Work instructions -
Please, without the pictures, retype exactly the lines from the start of the material through the line that holds "import plotly.graph_objects as go".

Data -

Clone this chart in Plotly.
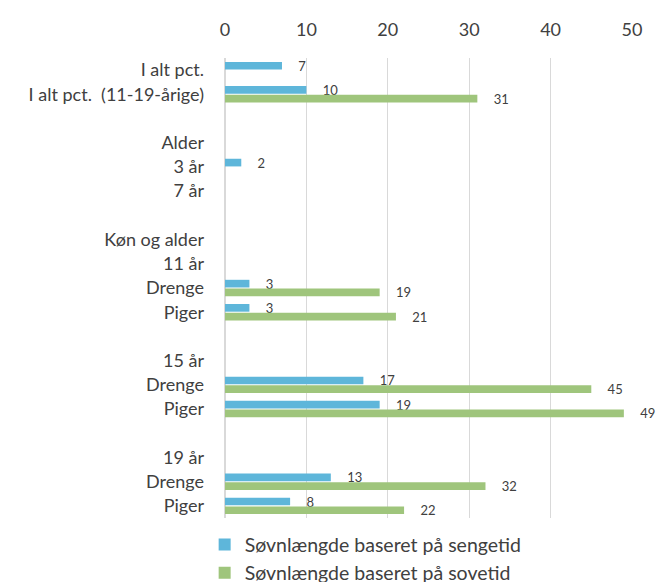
import plotly.graph_objects as go

categories = ["I alt pct.", "I alt pct.\u00a0 (11-19-årige)", "", "Alder", "3 år", "7 år", "",
              "Køn og alder", "11 år", "Drenge", "Piger", "", "15 år", "Drenge", "Piger", "",
              "19 år", "Drenge", "Piger"]
sengetid = [7, 10, None, None, 2, None, None, None, None, 3, 3, None, None, 17, 19, None, None, 13, 8]
sovetid = [None, 31, None, None, None, None, None, None, None, 19, 21, None, None, 45, 49, None, None, 32, 22]
series_names = ["Søvnlængde baseret på sengetid", "Søvnlængde baseret på sovetid"]
x_ticks = [0, 10, 20, 30, 40, 50]

positions = list(range(len(categories)))
FONT = "Lato, 'Open Sans', sans-serif"
TXT = "#404040"

fig = go.Figure()
for name, vals, col in [(series_names[0], sengetid, "#5eb6da"), (series_names[1], sovetid, "#9fc57c")]:
    fig.add_trace(go.Bar(
        y=positions, x=vals, orientation="h", name=name,
        marker=dict(color=col, line=dict(width=0)),
        text=[("\u00a0\u00a0\u00a0\u00a0" + str(v)) if v is not None else "" for v in vals],
        textposition="outside", cliponaxis=False, constraintext="none",
        textfont=dict(size=13, color=TXT, family=FONT),
    ))

fig.update_layout(
    width=659, height=582,
    margin=dict(l=225, r=27, t=58, b=64, autoexpand=False),
    barmode="group", bargap=0.28, bargroupgap=0.12,
    plot_bgcolor="white", paper_bgcolor="white",
    font=dict(family=FONT, color=TXT, size=18),
    xaxis=dict(side="top", range=[0, 50], tickvals=x_ticks, showgrid=True, automargin=False,
               gridcolor="#d9d9d9", gridwidth=1, zeroline=True, zerolinecolor="#d9d9d9",
               showline=False, ticks="", ticklabelstandoff=17, tickfont=dict(size=18, color=TXT)),
    yaxis=dict(tickvals=positions, ticktext=categories, range=[len(categories) - 0.5, -0.5],
               showgrid=False, zeroline=False, showline=False, ticks="", automargin=False,
               ticklabelstandoff=20, tickfont=dict(size=18, color=TXT)),
    legend=dict(orientation="v", x=-0.05, xanchor="left", y=-0.0157, yanchor="top",
                font=dict(size=19.5, color=TXT), traceorder="normal", itemwidth=30,
                tracegroupgap=0),
    showlegend=True,
)

fig.write_html("out.html", post_script="document.body.style.margin='0';",
               config={"displayModeBar": False})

Response for this exercise -
Clone this chart in Plotly.
import plotly.graph_objects as go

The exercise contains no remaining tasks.